- Objective -
The data below holds a line containing "Generate a component" and a line containing "ctx.strokeRect(left, top, right"; please quote exactly those two lines and every line between them, and nothing else.

- Supplied records -
start

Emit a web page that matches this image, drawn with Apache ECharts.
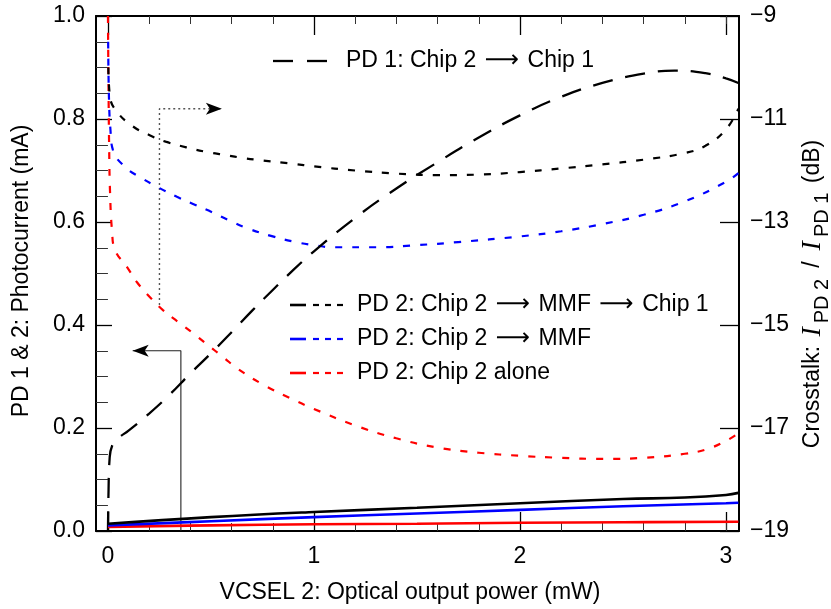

end
start

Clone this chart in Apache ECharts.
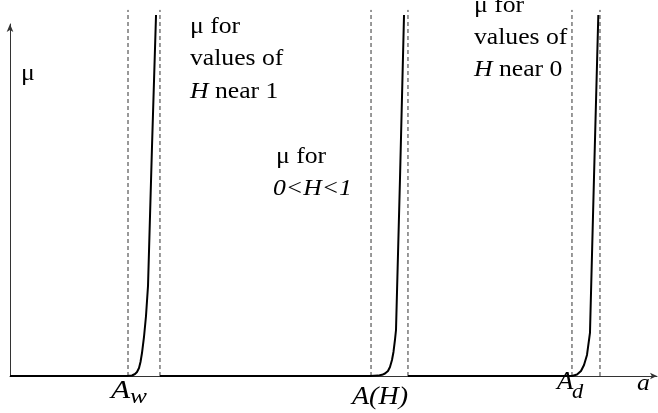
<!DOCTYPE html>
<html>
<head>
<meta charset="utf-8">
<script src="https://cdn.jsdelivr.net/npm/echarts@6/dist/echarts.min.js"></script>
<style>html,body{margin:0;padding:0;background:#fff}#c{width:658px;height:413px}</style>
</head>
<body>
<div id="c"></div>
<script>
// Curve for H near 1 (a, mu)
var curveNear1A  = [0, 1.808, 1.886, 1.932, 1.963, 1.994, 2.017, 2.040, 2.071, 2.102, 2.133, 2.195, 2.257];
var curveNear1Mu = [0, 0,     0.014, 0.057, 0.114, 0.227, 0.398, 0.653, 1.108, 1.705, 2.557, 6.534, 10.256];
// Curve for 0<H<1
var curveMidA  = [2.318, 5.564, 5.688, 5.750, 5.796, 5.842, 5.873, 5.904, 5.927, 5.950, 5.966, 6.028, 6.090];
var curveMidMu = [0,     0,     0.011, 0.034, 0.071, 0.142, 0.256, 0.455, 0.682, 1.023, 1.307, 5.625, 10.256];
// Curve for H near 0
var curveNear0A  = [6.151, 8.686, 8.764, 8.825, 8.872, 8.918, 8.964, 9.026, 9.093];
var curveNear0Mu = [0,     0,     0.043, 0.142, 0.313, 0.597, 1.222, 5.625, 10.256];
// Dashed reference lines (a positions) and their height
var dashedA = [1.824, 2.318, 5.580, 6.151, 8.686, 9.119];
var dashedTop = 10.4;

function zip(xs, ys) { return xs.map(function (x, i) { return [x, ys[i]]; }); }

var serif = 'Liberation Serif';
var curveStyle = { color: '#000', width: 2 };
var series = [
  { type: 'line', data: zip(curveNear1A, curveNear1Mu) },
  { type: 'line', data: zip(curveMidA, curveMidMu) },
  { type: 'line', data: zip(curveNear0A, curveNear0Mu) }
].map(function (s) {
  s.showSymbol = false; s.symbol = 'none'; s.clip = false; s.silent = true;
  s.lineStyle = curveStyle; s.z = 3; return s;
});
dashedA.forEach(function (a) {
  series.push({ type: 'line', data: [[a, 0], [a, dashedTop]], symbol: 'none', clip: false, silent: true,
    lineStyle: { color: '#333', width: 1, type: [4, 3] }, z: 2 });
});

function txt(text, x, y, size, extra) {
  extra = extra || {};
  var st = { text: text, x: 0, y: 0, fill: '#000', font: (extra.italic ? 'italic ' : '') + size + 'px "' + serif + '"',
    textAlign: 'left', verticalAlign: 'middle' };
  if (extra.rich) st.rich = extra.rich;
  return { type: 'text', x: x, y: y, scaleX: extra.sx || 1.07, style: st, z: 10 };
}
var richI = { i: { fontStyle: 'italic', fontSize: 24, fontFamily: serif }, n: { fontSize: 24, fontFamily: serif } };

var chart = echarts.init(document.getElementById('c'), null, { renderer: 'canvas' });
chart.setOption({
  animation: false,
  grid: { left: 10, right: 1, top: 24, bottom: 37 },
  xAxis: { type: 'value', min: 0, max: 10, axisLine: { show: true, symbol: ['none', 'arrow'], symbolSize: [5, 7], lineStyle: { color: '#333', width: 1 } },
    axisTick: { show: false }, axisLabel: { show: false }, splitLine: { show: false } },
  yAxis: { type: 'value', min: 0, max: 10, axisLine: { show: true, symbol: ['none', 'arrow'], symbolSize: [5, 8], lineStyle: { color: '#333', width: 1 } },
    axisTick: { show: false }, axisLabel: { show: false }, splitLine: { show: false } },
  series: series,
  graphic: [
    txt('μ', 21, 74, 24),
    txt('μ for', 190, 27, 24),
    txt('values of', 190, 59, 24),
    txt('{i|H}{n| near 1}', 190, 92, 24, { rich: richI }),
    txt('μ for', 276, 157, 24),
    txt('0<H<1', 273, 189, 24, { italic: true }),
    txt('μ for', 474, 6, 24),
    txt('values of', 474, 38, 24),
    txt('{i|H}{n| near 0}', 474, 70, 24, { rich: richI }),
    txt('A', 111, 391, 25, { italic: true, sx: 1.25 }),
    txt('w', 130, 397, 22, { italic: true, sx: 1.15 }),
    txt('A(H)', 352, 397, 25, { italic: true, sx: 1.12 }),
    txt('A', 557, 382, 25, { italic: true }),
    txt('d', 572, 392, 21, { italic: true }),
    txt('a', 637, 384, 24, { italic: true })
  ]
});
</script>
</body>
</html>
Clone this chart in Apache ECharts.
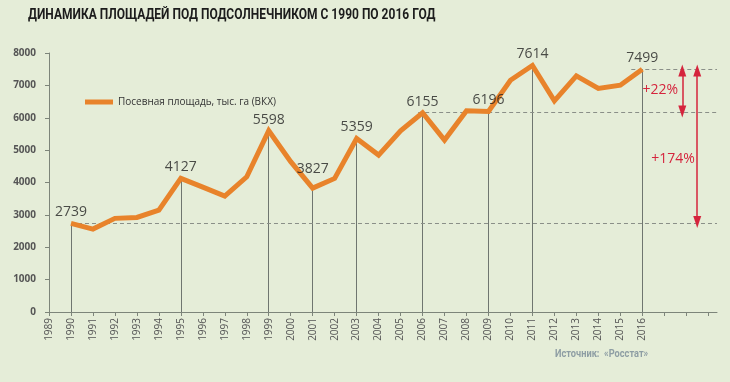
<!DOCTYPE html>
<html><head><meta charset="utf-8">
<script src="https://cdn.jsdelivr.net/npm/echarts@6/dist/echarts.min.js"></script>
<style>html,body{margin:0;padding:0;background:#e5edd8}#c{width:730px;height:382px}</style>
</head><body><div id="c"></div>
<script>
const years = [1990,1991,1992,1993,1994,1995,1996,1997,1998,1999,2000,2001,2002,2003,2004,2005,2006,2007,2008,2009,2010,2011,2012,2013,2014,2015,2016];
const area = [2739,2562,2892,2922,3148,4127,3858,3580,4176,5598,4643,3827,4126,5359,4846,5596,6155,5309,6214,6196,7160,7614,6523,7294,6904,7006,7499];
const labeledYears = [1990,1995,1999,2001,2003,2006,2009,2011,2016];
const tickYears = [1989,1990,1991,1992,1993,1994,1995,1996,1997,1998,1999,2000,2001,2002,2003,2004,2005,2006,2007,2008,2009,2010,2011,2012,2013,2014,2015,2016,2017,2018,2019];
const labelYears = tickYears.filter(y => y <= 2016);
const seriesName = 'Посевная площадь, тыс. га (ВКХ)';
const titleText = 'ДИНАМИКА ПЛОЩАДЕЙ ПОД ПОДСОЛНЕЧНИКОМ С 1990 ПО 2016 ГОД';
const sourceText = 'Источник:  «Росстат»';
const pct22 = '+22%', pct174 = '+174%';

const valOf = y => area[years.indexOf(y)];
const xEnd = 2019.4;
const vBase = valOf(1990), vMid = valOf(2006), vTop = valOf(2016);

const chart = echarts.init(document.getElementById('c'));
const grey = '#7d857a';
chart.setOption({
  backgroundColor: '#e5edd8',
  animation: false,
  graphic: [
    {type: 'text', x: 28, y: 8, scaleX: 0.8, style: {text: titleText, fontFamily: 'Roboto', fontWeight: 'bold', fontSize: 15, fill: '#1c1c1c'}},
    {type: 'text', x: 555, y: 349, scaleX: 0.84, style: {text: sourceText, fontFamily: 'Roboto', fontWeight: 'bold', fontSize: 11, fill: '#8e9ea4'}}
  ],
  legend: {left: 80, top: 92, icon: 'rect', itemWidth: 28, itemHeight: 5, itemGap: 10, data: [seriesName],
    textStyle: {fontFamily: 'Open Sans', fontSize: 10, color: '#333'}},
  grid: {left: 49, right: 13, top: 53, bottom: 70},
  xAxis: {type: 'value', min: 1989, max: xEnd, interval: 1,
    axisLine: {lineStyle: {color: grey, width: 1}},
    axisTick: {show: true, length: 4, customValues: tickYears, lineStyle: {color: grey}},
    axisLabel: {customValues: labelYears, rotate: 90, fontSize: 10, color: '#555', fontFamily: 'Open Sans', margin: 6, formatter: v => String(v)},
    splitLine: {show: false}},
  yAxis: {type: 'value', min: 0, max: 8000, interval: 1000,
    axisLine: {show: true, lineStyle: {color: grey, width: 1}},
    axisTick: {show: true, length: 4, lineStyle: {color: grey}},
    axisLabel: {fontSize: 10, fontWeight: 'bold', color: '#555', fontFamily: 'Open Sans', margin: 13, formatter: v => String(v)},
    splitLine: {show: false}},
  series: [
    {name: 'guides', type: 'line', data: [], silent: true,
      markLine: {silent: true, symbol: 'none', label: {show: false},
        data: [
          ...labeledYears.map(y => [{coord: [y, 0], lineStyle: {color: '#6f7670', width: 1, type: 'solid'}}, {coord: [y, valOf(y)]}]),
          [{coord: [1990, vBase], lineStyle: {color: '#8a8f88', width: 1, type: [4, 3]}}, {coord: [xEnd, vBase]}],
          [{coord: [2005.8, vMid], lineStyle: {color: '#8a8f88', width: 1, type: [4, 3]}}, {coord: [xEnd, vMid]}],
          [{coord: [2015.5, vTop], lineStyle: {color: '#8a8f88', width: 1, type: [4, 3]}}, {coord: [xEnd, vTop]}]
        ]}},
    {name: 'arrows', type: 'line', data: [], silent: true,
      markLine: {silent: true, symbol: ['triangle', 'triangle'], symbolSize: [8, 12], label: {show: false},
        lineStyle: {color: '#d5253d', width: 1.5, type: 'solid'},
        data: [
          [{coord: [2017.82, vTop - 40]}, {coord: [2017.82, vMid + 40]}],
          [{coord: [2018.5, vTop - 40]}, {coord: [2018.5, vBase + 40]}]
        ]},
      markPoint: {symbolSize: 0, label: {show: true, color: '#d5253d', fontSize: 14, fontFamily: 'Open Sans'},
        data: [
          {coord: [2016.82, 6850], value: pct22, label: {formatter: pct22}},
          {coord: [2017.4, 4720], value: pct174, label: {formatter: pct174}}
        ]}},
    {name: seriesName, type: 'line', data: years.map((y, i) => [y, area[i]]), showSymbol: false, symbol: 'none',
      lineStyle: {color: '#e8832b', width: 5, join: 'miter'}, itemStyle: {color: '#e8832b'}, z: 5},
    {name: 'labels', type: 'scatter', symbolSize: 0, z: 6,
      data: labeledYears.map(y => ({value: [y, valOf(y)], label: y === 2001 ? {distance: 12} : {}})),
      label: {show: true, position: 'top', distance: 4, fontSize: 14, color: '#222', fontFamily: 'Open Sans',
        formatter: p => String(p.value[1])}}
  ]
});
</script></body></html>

end
start

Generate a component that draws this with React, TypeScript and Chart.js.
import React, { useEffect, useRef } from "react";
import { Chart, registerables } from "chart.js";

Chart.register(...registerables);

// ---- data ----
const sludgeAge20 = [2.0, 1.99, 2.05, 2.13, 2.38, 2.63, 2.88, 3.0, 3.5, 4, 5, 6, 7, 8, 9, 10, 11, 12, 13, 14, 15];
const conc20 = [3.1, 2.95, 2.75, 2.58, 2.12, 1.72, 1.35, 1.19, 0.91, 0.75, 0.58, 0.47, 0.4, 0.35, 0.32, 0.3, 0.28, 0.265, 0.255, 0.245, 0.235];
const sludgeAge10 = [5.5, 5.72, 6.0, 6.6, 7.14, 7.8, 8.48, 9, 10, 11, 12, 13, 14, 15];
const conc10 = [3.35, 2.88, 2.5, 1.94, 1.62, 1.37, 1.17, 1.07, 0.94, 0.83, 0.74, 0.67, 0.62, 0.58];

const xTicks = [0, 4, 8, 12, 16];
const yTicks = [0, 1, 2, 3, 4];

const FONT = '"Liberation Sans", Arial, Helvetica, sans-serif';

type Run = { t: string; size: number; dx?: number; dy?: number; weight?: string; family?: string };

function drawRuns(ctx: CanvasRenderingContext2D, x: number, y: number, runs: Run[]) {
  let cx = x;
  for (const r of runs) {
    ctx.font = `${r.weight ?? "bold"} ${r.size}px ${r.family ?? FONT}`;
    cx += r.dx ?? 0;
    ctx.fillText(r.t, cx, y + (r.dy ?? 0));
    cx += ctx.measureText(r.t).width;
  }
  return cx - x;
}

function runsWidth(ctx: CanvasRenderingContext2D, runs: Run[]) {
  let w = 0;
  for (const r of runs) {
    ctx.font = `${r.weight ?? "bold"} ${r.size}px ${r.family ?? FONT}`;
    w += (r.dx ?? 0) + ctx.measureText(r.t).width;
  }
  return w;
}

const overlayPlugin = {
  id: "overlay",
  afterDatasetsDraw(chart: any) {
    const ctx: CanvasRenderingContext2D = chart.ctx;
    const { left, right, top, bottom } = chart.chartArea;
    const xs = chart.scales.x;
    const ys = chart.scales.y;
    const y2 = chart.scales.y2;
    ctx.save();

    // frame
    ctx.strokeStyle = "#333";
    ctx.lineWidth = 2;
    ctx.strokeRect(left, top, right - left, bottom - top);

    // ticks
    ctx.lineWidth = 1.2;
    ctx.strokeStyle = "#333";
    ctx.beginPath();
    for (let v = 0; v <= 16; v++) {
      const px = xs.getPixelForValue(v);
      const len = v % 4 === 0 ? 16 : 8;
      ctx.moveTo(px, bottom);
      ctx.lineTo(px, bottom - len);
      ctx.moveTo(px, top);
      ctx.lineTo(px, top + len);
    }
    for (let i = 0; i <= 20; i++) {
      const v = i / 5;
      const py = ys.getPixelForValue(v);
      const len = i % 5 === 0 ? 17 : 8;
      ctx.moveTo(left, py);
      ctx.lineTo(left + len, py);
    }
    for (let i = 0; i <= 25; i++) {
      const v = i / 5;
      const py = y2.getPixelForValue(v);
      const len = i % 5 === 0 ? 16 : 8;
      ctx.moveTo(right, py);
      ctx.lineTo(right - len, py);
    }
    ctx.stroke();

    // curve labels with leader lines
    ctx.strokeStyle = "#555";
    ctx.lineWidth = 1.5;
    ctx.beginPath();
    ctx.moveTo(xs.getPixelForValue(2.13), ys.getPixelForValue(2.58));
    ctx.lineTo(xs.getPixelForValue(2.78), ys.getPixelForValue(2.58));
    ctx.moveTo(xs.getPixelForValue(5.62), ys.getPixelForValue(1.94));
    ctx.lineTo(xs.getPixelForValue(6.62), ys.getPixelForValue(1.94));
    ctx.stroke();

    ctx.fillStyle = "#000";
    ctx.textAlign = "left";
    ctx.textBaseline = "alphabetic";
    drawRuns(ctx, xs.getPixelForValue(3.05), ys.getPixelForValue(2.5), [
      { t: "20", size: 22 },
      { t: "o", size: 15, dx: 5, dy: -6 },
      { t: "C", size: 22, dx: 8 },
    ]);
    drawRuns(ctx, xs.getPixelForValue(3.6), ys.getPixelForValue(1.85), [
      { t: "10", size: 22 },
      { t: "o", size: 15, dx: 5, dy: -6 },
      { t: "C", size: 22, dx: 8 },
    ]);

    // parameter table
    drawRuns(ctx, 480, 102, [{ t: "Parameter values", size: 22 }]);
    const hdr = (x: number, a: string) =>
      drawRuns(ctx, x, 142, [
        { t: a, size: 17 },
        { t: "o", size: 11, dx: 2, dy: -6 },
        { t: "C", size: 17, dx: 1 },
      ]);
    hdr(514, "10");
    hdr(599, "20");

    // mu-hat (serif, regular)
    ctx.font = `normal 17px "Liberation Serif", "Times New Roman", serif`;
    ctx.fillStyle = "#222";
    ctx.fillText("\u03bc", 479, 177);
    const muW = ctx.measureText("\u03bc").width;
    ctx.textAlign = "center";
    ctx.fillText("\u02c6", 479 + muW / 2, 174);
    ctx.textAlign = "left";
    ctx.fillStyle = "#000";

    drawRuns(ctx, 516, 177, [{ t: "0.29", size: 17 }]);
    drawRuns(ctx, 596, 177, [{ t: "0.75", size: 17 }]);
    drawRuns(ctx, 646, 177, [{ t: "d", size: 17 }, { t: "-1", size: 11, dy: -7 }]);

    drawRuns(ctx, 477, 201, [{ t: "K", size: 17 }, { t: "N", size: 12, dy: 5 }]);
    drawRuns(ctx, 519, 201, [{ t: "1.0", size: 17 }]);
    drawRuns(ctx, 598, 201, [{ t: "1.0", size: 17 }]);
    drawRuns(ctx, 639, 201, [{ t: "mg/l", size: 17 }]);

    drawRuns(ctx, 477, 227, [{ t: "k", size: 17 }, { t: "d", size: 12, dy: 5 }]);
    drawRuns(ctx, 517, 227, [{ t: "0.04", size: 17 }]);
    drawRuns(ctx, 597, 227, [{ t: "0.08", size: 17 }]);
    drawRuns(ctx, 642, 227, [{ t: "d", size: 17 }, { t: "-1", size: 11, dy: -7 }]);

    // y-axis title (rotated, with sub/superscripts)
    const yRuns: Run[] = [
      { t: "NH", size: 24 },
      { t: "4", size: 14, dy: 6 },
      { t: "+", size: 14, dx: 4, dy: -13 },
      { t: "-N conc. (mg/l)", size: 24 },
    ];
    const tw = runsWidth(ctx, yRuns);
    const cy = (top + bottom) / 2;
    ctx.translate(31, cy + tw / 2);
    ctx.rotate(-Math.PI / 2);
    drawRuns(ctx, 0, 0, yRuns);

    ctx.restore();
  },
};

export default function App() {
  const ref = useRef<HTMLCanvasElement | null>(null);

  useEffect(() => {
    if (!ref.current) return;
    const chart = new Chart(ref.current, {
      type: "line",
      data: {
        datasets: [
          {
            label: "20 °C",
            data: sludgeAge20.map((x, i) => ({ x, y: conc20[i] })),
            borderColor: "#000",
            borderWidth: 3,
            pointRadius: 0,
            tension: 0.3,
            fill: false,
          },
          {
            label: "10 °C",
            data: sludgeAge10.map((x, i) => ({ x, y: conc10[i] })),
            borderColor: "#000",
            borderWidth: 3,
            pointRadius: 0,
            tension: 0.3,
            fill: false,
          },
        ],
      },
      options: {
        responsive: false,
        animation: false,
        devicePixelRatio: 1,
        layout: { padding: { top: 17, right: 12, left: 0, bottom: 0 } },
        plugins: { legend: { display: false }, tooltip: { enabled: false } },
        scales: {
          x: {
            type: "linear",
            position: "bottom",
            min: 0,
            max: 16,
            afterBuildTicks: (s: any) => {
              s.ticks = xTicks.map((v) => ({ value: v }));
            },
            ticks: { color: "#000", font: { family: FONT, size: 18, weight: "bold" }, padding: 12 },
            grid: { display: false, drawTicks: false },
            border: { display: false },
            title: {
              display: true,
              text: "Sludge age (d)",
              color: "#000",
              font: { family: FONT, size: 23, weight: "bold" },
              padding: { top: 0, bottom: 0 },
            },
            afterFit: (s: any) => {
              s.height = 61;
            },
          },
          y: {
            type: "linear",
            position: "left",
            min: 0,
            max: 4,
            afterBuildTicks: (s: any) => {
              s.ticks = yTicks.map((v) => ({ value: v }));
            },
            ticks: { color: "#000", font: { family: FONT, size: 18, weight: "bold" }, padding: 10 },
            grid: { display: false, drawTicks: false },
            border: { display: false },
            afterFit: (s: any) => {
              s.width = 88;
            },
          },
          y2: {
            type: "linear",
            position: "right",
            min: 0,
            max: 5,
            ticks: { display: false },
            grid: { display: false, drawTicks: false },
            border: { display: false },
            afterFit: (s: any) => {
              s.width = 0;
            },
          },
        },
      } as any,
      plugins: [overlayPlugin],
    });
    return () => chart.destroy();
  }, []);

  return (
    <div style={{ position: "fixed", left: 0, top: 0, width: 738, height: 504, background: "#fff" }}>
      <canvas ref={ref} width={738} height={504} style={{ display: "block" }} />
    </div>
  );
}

end

- Task answer -
Generate a component that draws this with React, TypeScript and Chart.js.
import React, { useEffect, useRef } from "react";
import { Chart, registerables } from "chart.js";

Chart.register(...registerables);

// ---- data ----
const sludgeAge20 = [2.0, 1.99, 2.05, 2.13, 2.38, 2.63, 2.88, 3.0, 3.5, 4, 5, 6, 7, 8, 9, 10, 11, 12, 13, 14, 15];
const conc20 = [3.1, 2.95, 2.75, 2.58, 2.12, 1.72, 1.35, 1.19, 0.91, 0.75, 0.58, 0.47, 0.4, 0.35, 0.32, 0.3, 0.28, 0.265, 0.255, 0.245, 0.235];
const sludgeAge10 = [5.5, 5.72, 6.0, 6.6, 7.14, 7.8, 8.48, 9, 10, 11, 12, 13, 14, 15];
const conc10 = [3.35, 2.88, 2.5, 1.94, 1.62, 1.37, 1.17, 1.07, 0.94, 0.83, 0.74, 0.67, 0.62, 0.58];

const xTicks = [0, 4, 8, 12, 16];
const yTicks = [0, 1, 2, 3, 4];

const FONT = '"Liberation Sans", Arial, Helvetica, sans-serif';

type Run = { t: string; size: number; dx?: number; dy?: number; weight?: string; family?: string };

function drawRuns(ctx: CanvasRenderingContext2D, x: number, y: number, runs: Run[]) {
  let cx = x;
  for (const r of runs) {
    ctx.font = `${r.weight ?? "bold"} ${r.size}px ${r.family ?? FONT}`;
    cx += r.dx ?? 0;
    ctx.fillText(r.t, cx, y + (r.dy ?? 0));
    cx += ctx.measureText(r.t).width;
  }
  return cx - x;
}

function runsWidth(ctx: CanvasRenderingContext2D, runs: Run[]) {
  let w = 0;
  for (const r of runs) {
    ctx.font = `${r.weight ?? "bold"} ${r.size}px ${r.family ?? FONT}`;
    w += (r.dx ?? 0) + ctx.measureText(r.t).width;
  }
  return w;
}

const overlayPlugin = {
  id: "overlay",
  afterDatasetsDraw(chart: any) {
    const ctx: CanvasRenderingContext2D = chart.ctx;
    const { left, right, top, bottom } = chart.chartArea;
    const xs = chart.scales.x;
    const ys = chart.scales.y;
    const y2 = chart.scales.y2;
    ctx.save();

    // frame
    ctx.strokeStyle = "#333";
    ctx.lineWidth = 2;
    ctx.strokeRect(left, top, right - left, bottom - top);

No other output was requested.